Les travaux de chercheur·se·s comme Henry Jenkins ou John Fiske ont profondément réévalué la culture des fans et des stans. Dès 1992, leurs travaux ont montré que les fandoms ne se limitent pas à une consommation passive, surtout avec l’essor du numérique. Ils sont désormais perçus comme une force marketing clé, participant activement à la création et à la diffusion des produits culturels.
En réponse, les maisons de disques ont intégré les fandoms dans leurs stratégies marketing, renforçant ainsi leur influence. Cela a révélé un paradoxe intéressant : si l’artiste inspire ses fans, ces derniers exercent également un pouvoir significatif sur lui.
Les maisons de disques coréennes, maîtresses de la culture du fan.
Le groupe Maroon 5 attire en moyenne entre 15 000 et 18 000 spectateur·rice·s par concert, tandis que BTS, également connu sous le nom coréen Bangtan Sonyeondan (« les hommes pare-balles »), atteint presque 50 000 spectateur·rice·s par spectacle lors de leurs tournées.
Le groupe BTS, composé de sept membres sud-coréens, est soutenu par une fanbase massive appelée les Army’s. Le nom Army, dérivé de l’identité du groupe, est accompagné d’un logo inspiré de celui de BTS. Chaque membre du groupe incarne un archétype classique des boys bands : RM, le leader, intelligent mais maladroit, ou Jungkook, surnommé le Golden Maknae (« Benjamin en or »), jeune chanteur et athlète talentueux.

Pour maintenir une connexion avec leurs fans, BTS organise régulièrement des rencontres et anime depuis 11 ans l’émission Run BTS, désormais disponible sur Weverse, une plateforme lancée en 2019 pour les fandoms de K-pop.
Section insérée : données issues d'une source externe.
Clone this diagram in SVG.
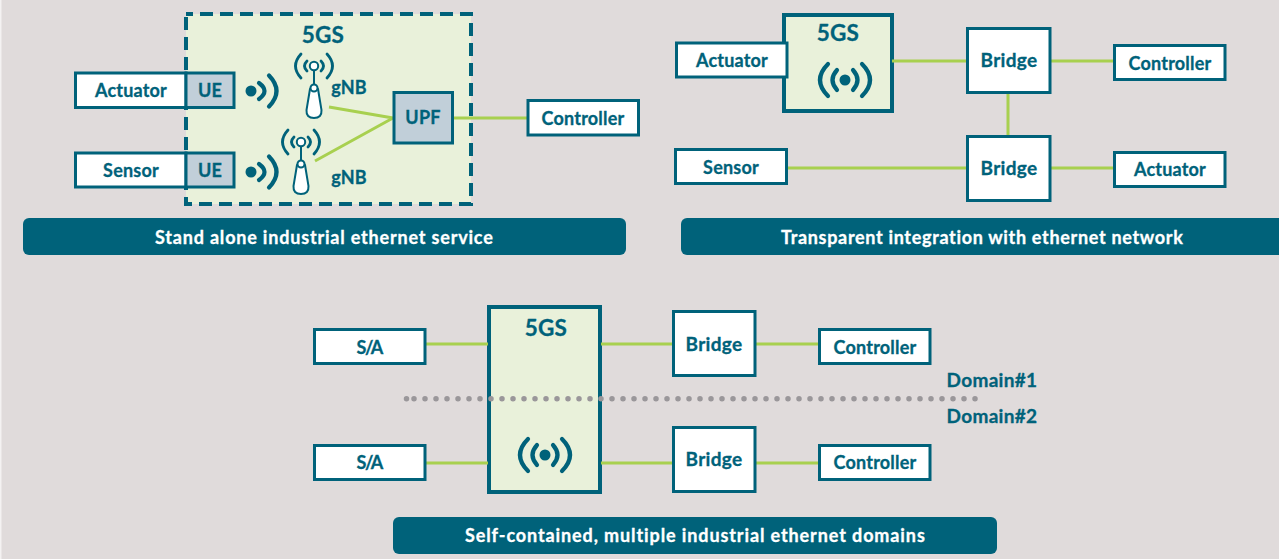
<svg xmlns="http://www.w3.org/2000/svg" width="1279" height="559" viewBox="0 0 1279 559">
<style>
.b{fill:#fff;stroke:#00627a;stroke-width:3}
.t{font-family:Lato,"Open Sans",sans-serif;font-weight:700;fill:#00627a;text-anchor:middle;font-size:18px;letter-spacing:.2px;stroke:#00627a;stroke-width:.3}
.m{font-size:19px;letter-spacing:.3px}
.h{font-size:22.500px}
.w{fill:#fff;stroke:#fff;font-size:18px}
.g{fill:#e9f1da;stroke:#00627a;stroke-width:4}
.s{fill:#c1cfd9;stroke:#00627a;stroke-width:3}
.c{stroke:#a8d04f;stroke-width:3;fill:none}
.a{fill:none;stroke:#00627a;stroke-width:4.200;stroke-linecap:round}
.a2{fill:none;stroke:#00627a;stroke-width:2.800;stroke-linecap:round}
.bar{fill:#00627a}
</style>
<defs>
<g id="wave"><circle cx="0" cy="0" r="5.500" fill="#00627a"/><path class="a" d="M8-8Q19 0 8 8M18-15.500Q33 0 18 15.500"/></g>
<g id="wave2"><circle cx="0" cy="0" r="5.500" fill="#00627a"/><path class="a" d="M8-10Q17 0 8 10M17-16Q33 0 17 16M-8-10Q-17 0-8 10M-17-16Q-33 0-17 16"/></g>
<g id="ant"><path class="a2" d="M7-5Q12 0 7 5M13-12Q24 0 13 12M-7-5Q-12 0-7 5M-13-12Q-24 0-13 12"/><path d="M0 4V20" stroke="#00627a" stroke-width="2"/><circle r="4.200" fill="#fff" stroke="#00627a" stroke-width="2"/><path d="M-4 23Q0 17 4 23L7.500 44Q8 52 0 52Q-8 52-7.500 44Z" fill="#fff" stroke="#00627a" stroke-width="2"/><circle cy="22" r="3.500" fill="#fff" stroke="#00627a" stroke-width="2"/></g>
</defs>
<rect width="1279" height="559" fill="#e0dbdb"/>
<rect x="0" width="1.500" height="559" fill="#f4f2f2"/>
<g id="n5gs-a"><rect x="186" y="14" width="285" height="190" fill="#e9f1da"/><rect x="186" y="14" width="285" height="190" fill="none" stroke="#00627a" stroke-width="4" stroke-dasharray="13 7" stroke-dashoffset="6"/><text class="t h" x="323" y="43">5GS</text></g>
<g id="n5gs-b"><rect class="g" x="784" y="15" width="108" height="96"/><text class="t h" x="838" y="41">5GS</text><use href="#wave2" x="845" y="80"/></g>
<g id="n5gs-c"><rect class="g" x="489" y="307" width="111" height="185"/><text class="t h" x="546" y="336">5GS</text><use href="#wave2" x="545" y="455"/></g>
<g id="connectors">
<path class="c" d="M329 107L393 118M315 161L393 118M452 118H528"/>
<path class="c" d="M892 61H967M1050 61H1114M1008 93V136M787 168H967M1050 168H1114"/>
<path class="c" d="M425 344H488M601 344H673M755 344H819M425 463H488M601 463H673M755 463H819"/>
</g>
<g id="actuator-a"><rect class="b" x="75.500" y="73" width="110.500" height="34.500"/><text class="t" x="131" y="97">Actuator</text></g>
<g id="ue-a"><rect class="s" x="186" y="73" width="48" height="34.500"/><text class="t" x="210" y="97">UE</text></g>
<g id="sensor-a"><rect class="b" x="75.500" y="153" width="110.500" height="34"/><text class="t" x="131" y="177">Sensor</text></g>
<g id="ue-b"><rect class="s" x="186" y="153" width="48" height="34"/><text class="t" x="210" y="177">UE</text></g>
<g id="wave-a"><use href="#wave" x="251" y="91"/></g>
<g id="wave-b"><use href="#wave" x="251" y="172"/></g>
<g id="gnb-a"><use href="#ant" x="314" y="66"/><text class="t" x="349" y="94">gNB</text></g>
<g id="gnb-b"><use href="#ant" x="301" y="142"/><text class="t" x="349" y="184">gNB</text></g>
<g id="upf"><rect class="s" x="394" y="92.500" width="58.500" height="50.500"/><text class="t" x="423" y="124">UPF</text></g>
<g id="controller-a"><rect class="b" x="528" y="100.500" width="110.500" height="34.500"/><text class="t" x="583" y="125">Controller</text></g>
<g id="banner-a"><rect class="bar" x="23" y="218" width="603" height="37" rx="6"/><text class="t w" x="324" y="244" textLength="338">Stand alone industrial ethernet service</text></g>
<g id="actuator-b"><rect class="b" x="676.500" y="43" width="110.500" height="34"/><text class="t" x="732" y="67">Actuator</text></g>
<g id="bridge-a"><rect class="b" x="967.500" y="28.500" width="82.500" height="64"/><text class="t m" x="1009" y="67">Bridge</text></g>
<g id="controller-b"><rect class="b" x="1114.500" y="45.500" width="110.500" height="34"/><text class="t" x="1170" y="70">Controller</text></g>
<g id="bridge-b"><rect class="b" x="967.500" y="136.500" width="82.500" height="64"/><text class="t m" x="1009" y="175">Bridge</text></g>
<g id="sensor-b"><rect class="b" x="675.500" y="149.500" width="111" height="34"/><text class="t" x="731" y="174">Sensor</text></g>
<g id="actuator-c"><rect class="b" x="1114.500" y="152.500" width="110.500" height="34"/><text class="t" x="1170" y="176">Actuator</text></g>
<g id="banner-b"><path class="bar" d="M1279 218H687a6 6 0 0 0-6 6V249a6 6 0 0 0 6 6H1279Z"/><text class="t w" x="982" y="244" textLength="402">Transparent integration with ethernet network</text></g>
<g id="sa-a"><rect class="b" x="314.500" y="329.500" width="110.500" height="34"/><text class="t" x="370" y="354" textLength="27">S/A</text></g>
<g id="bridge-c"><rect class="b" x="673.500" y="311.500" width="81.500" height="64"/><text class="t m" x="714" y="351">Bridge</text></g>
<g id="controller-c"><rect class="b" x="819.500" y="329.500" width="110.500" height="34"/><text class="t" x="875" y="354">Controller</text></g>
<g id="sa-b"><rect class="b" x="314.500" y="445.500" width="110.500" height="34"/><text class="t" x="370" y="469" textLength="27">S/A</text></g>
<g id="bridge-d"><rect class="b" x="673.500" y="427.500" width="81.500" height="64"/><text class="t m" x="714" y="466">Bridge</text></g>
<g id="controller-d"><rect class="b" x="819.500" y="445.500" width="110.500" height="34"/><text class="t" x="875" y="469">Controller</text></g>
<path d="M406.500 398.700H407M414 398.700H980" stroke="#9a979a" stroke-width="5.500" stroke-linecap="round" stroke-dasharray="0 11" fill="none"/>
<text class="t m" x="992" y="387">Domain#1</text>
<text class="t m" x="992" y="423">Domain#2</text>
<g id="banner-c"><rect class="bar" x="393" y="517" width="604" height="37" rx="6"/><text class="t w" x="695" y="542" textLength="460">Self-contained, multiple industrial ethernet domains</text></g>
</svg>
Lors des concerts, les Army’s apportent leurs Army Bombs, des accessoires lumineux connectés qui synchronisent leurs couleurs avec les performances, renforçant l’immersion lors des spectacles.
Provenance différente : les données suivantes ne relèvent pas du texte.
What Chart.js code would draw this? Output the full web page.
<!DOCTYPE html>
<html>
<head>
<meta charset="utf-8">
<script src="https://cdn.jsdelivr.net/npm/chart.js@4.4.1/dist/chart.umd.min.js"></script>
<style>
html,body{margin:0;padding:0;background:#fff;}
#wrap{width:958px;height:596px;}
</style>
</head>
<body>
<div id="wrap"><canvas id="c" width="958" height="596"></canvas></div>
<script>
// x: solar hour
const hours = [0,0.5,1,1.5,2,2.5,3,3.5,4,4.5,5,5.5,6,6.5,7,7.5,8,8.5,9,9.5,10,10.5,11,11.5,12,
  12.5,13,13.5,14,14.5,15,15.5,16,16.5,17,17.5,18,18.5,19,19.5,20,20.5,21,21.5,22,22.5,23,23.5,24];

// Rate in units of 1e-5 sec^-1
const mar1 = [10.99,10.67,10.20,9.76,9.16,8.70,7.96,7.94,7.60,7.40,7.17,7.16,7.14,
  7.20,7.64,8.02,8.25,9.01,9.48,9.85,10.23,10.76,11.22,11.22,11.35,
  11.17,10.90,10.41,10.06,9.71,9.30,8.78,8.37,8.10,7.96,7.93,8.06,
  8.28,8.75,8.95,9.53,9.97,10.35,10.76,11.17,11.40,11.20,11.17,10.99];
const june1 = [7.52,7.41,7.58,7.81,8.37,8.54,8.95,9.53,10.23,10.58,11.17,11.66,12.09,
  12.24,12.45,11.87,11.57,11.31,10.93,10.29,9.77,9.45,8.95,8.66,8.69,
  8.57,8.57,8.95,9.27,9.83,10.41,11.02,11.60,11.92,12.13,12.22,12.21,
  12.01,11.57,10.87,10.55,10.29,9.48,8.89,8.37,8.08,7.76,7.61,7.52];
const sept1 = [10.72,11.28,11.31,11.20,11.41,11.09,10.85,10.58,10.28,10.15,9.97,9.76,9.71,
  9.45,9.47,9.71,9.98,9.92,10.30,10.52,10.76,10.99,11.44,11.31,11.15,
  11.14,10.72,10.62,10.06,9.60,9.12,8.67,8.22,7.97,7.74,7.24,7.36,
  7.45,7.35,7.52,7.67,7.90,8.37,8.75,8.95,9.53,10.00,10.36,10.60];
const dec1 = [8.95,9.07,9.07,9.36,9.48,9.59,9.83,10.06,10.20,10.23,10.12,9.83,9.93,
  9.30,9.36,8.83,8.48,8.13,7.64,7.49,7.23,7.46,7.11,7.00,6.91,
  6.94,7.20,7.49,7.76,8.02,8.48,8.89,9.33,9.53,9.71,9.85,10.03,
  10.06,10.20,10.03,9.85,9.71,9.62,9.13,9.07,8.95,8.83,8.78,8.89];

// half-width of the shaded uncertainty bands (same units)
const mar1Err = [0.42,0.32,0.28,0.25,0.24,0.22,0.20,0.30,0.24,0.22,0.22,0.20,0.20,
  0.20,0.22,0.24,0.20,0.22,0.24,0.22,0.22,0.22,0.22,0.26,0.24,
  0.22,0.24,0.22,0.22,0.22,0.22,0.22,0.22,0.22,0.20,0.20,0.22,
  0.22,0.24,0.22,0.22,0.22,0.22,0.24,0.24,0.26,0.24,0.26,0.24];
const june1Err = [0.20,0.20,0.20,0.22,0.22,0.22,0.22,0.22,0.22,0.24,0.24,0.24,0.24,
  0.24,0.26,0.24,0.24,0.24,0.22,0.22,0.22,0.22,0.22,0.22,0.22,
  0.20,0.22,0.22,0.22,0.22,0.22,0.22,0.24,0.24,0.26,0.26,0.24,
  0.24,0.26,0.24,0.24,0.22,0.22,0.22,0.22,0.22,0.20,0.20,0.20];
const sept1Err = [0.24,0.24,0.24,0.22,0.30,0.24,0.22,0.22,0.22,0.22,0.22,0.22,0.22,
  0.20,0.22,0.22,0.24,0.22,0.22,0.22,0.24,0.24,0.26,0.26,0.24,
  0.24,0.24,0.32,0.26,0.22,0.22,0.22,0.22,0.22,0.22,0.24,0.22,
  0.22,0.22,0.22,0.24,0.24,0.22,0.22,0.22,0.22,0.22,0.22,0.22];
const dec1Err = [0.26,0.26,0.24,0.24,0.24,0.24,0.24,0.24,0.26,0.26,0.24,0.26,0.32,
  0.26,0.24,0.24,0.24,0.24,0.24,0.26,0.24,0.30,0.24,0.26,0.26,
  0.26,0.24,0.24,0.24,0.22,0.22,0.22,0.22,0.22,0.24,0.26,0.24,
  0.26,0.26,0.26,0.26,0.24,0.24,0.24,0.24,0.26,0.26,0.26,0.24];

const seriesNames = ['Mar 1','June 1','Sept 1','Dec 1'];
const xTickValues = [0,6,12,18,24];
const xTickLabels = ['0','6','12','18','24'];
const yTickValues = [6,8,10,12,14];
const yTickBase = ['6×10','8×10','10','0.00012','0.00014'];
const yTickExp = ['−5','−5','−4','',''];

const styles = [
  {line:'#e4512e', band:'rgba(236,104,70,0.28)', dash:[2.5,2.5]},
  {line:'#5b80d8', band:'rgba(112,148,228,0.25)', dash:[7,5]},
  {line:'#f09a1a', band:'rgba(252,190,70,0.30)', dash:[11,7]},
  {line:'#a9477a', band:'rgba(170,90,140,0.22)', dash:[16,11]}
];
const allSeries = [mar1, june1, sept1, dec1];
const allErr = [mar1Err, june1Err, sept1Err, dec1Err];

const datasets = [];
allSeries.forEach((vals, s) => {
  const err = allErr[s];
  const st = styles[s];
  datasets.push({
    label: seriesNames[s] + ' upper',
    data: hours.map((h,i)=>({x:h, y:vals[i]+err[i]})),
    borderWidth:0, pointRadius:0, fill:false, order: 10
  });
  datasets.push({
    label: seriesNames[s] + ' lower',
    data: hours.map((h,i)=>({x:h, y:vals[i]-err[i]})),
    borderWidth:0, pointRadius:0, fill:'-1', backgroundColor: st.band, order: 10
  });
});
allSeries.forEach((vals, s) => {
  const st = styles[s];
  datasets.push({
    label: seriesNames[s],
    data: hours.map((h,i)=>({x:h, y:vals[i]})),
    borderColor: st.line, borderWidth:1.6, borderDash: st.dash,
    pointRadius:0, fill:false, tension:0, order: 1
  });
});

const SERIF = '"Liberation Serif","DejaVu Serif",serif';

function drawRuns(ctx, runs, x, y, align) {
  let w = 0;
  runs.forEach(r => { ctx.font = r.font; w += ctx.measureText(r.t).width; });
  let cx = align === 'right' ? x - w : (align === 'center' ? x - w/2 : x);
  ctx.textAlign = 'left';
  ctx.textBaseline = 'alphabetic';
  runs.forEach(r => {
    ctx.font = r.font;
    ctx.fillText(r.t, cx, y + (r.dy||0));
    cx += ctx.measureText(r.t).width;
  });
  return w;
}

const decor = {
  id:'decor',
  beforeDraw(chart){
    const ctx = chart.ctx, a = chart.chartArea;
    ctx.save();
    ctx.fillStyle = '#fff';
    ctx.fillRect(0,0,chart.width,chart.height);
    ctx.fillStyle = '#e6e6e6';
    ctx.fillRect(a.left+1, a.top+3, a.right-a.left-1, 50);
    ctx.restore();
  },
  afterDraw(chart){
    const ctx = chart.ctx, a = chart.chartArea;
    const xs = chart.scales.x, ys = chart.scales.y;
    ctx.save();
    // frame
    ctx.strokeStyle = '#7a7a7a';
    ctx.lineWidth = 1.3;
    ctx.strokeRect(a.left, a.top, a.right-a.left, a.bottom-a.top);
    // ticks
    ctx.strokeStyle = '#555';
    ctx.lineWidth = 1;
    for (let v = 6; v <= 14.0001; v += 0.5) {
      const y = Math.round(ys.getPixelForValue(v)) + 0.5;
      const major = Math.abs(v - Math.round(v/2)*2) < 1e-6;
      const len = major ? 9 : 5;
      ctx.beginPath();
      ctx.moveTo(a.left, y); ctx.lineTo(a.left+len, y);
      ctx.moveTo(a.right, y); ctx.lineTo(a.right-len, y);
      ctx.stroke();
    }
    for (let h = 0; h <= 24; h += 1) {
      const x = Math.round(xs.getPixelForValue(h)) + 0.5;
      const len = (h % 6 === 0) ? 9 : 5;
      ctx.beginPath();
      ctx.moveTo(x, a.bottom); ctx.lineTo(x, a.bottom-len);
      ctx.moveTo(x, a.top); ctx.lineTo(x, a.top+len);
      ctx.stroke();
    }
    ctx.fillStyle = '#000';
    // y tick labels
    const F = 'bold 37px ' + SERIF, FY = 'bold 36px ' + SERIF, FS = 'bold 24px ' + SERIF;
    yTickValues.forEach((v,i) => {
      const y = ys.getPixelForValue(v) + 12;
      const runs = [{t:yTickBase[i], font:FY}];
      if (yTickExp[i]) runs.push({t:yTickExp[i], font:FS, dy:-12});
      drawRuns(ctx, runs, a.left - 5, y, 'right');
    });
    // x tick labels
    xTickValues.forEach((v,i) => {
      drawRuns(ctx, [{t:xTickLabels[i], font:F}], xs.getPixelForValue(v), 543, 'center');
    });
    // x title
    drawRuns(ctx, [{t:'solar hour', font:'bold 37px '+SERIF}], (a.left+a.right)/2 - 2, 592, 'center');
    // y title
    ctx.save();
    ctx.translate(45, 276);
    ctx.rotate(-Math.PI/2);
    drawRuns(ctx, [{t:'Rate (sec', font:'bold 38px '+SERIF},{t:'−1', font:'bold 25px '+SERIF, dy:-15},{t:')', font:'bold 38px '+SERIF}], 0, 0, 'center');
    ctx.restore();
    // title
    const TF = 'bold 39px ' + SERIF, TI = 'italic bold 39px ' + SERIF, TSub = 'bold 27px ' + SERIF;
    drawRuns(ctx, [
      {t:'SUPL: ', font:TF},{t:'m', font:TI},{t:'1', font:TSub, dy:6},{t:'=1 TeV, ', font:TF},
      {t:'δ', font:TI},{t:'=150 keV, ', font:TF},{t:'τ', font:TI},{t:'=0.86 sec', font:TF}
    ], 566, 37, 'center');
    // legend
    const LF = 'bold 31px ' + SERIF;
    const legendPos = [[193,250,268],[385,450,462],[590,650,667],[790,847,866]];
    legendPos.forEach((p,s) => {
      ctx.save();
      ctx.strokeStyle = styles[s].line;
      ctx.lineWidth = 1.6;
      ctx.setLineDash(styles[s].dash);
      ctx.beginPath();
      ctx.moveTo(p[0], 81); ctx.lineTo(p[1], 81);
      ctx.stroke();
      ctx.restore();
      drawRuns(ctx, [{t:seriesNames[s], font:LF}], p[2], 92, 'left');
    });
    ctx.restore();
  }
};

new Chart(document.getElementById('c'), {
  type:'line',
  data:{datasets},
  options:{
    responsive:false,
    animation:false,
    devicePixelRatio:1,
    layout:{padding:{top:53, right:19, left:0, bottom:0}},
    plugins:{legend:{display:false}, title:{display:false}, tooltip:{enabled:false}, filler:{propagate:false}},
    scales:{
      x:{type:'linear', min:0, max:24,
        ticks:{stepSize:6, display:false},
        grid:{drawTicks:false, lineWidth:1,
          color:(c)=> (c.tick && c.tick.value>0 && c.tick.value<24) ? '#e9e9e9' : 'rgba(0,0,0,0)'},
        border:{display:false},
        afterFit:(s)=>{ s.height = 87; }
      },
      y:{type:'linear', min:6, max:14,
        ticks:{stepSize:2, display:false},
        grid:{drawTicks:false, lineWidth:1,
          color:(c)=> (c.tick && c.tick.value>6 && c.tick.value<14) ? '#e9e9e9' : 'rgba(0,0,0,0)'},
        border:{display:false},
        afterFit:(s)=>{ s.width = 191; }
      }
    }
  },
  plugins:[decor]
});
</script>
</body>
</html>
Le phénomène de fan culture est en effet poussé à un tout autre niveau dans l’industrie de la musique pop coréenne (ou “Kpop”), par rapport à l’industrie de la musique occidentale. Des accessoires jusqu’au logo, les agences de musique coréennes arrivent à impliquer au maximum les fans, transformant les groupes de musique qu’elles managent en véritables marques en concurrence constante entre elles.
Les fans, “travailleurs militants”
“Une main-d’œuvre idéale pour l’industrie musicale” ? Le journal Le Monde qualifie les fanbases ainsi. Newsletters, articles, vidéos ou chroniques sur les réseaux sociaux, souvent renforcés par des hashtags, etc. Les fans, en gérant et générant les contenus, diffusent les actualités des artistes et renforcent leur image, offrant aux maisons de disques un avantage économique et une communication digitale efficace. Certaines maisons de disques collaborent même directement avec des fans, comme en témoigne le site LittleMonsters.com, géré conjointement par l’équipe de Lady Gaga et ses fans.
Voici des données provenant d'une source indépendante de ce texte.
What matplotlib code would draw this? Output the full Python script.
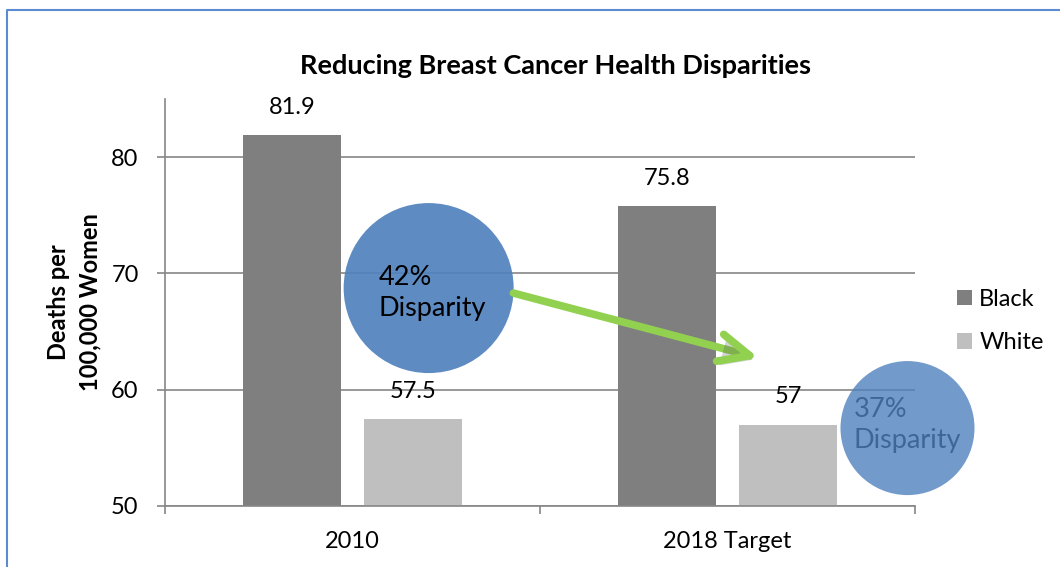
import numpy as np
import matplotlib.pyplot as plt
from matplotlib.patches import Patch
from matplotlib.lines import Line2D
import matplotlib.patheffects as pe

plt.rcParams['font.family'] = ['Lato', 'DejaVu Sans']

# data
categories = ['2010', '2018 Target']
series = ['Black', 'White']
black = [81.9, 75.8]
white = [57.5, 57]
disparity = ['42%', '37%']

bar_colors = ['#7F7F7F', '#BFBFBF']
grid_c = '#868686'
fs = 17

fig = plt.figure(figsize=(10.6, 5.67), dpi=100)
ax = fig.add_axes([0.1557, 0.1076, 0.7075, 0.7178])

x = np.arange(len(categories))
w = 0.261
off = 0.162
b1 = ax.bar(x - off, black, w, bottom=0, color=bar_colors[0], zorder=2)
b2 = ax.bar(x + off, white, w, bottom=0, color=bar_colors[1], zorder=2)

# value labels above each bar
for bars, vals in [(b1, black), (b2, white)]:
    for r, v in zip(bars, vals):
        ax.annotate(f'{v:g}', (r.get_x() + r.get_width() / 2, v),
                    xytext=(0, 20), textcoords='offset points',
                    ha='center', va='center', fontsize=fs, color='black')

ax.set_ylim(50, 85)
ax.set_xlim(-0.5, 1.5)
ax.set_yticks([50, 60, 70, 80])
ax.yaxis.grid(True, color=grid_c, lw=1.2, zorder=0)
ax.set_axisbelow(True)

ax.set_xticks(x)
ax.set_xticklabels(categories)
ax.set_xticks([-0.5, 0.5, 1.5], minor=True)
ax.tick_params(axis='x', which='major', length=0, pad=18, labelsize=fs)
ax.tick_params(axis='x', which='minor', length=6, width=1.2, color=grid_c, direction='out')
ax.tick_params(axis='y', length=6, width=1.2, color=grid_c, pad=13, labelsize=fs)

for s in ['top', 'right']:
    ax.spines[s].set_visible(False)
for s in ['left', 'bottom']:
    ax.spines[s].set_color(grid_c)
    ax.spines[s].set_linewidth(1.2)

fig.text(555 / 1060, 1 - 66 / 567, 'Reducing Breast Cancer Health Disparities',
         ha='center', va='center', fontsize=19.5, fontweight='bold')
fig.text(74 / 1060, 1 - 302 / 567, 'Deaths per\n100,000 Women', rotation=90,
         ha='center', va='center', fontsize=fs, fontweight='bold',
         linespacing=1.45, multialignment='center')

# disparity bubbles
ax.scatter([0.203], [68.74], s=14982, color='#4F81BD', alpha=0.92,
           edgecolors='none', zorder=3, clip_on=False)
ax.text(0.069, 68.3, f'{disparity[0]}\nDisparity', ha='left', va='center',
        fontsize=19.5, linespacing=1.3, zorder=4)

ax.text(1.336, 56.96, f'{disparity[1]}\nDisparity', ha='left', va='center',
        fontsize=19.5, linespacing=1.3, zorder=3, clip_on=False)
ax.scatter([1.48], [56.7], s=9312, color='#4F81BD', alpha=0.8,
           edgecolors='none', zorder=4, clip_on=False)

# arrow between the bubbles
ax.annotate('', xy=(1.083, 62.73), xytext=(0.429, 68.31),
            arrowprops=dict(arrowstyle='->,head_length=2.2,head_width=1.0',
                            color='#92D050', lw=5.5, capstyle='round',
                            joinstyle='round', shrinkA=0, shrinkB=0,
                            path_effects=[pe.SimplePatchShadow(offset=(2, -3), alpha=0.25),
                                          pe.Normal()]),
            zorder=5)

handles = [Patch(facecolor=c, edgecolor='none') for c in bar_colors]
fig.legend(handles, series, loc='center left', bbox_to_anchor=(957 / 1060, 1 - 321 / 567),
           frameon=False, fontsize=fs, handlelength=0.64, handleheight=0.64,
           handletextpad=0.3, labelspacing=0.95, borderpad=0, borderaxespad=0)

# chart frame (top and left edges)
fig.add_artist(Line2D([7 / 1060, 7 / 1060, 1.0], [0.0, 1 - 10 / 567, 1 - 10 / 567],
                      transform=fig.transFigure, color='#5B8BD0', lw=1.5))

fig.savefig('out.png', dpi=100)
Les fans ne se limitent pas à la promotion : ils inspirent également les industries culturelles. Le documentaire Tellement fan (Arte) montre que cette créativité influence le marché, notamment à travers des influenceurs issus des fandoms. Ces fans influenceurs, comme Fo Squad Kpop (778 000 abonnés sur YouTube), forment des sous-communautés autour de leurs idoles, créant un cercle vertueux d’engagement et d’innovation.
Fan culture : un pouvoir illusoire ?
Les fandoms sont aujourd’hui au cœur des stratégies marketing des maisons de disques car ces dernières vont se modeler autour de leurs demandes. Elles jouissent d’une véritable influence. Pourtant, les maisons de disques constituent finalement la partie prenante tirant les plus gros avantages du système mis en place.
Outre la main-d’œuvre, le phénomène de proximité virtuelle entre le·la fan et l’artiste permet de nourrir naturellement une impression de connexion forte, dont les maisons de disques se servent pour vendre leurs produits dérivés aux meilleurs prix sur le marché. Il s’agit de faire croire aux fans que l’admiration n’a pas de prix, et cette stratégie est très bien reçue, surtout par les stans de la génération Z, constituant le cœur de cible actuel et générant un flux communicationnel largement plus impressionnant qu’aux débuts des réseaux sociaux dans les années 2000.
En somme, le pouvoir bien réel de la fan culture est au service des maisons de disques, et pousse au dernier plan la considération d’un tout autre acteur : l’artiste.
Et l’artiste ?
L’industrie musicale est devenue un univers où les fans, bien que puissants, servent avant tout les intérêts des maisons de disques. Ils·elles participent au rayonnement de leur idole tout en consommant ce qu’elle offre, transformant l’artiste en une véritable “marque”. L’engagement intense des fans s’accompagne cependant d’une déshumanisation des artistes, réduits à des produits personnalisables. Cela pose la question de leur reconnaissance et révèle un nouveau paradoxe : les fans, tout en dénonçant la déshumanisation, y contribuent malgré eux.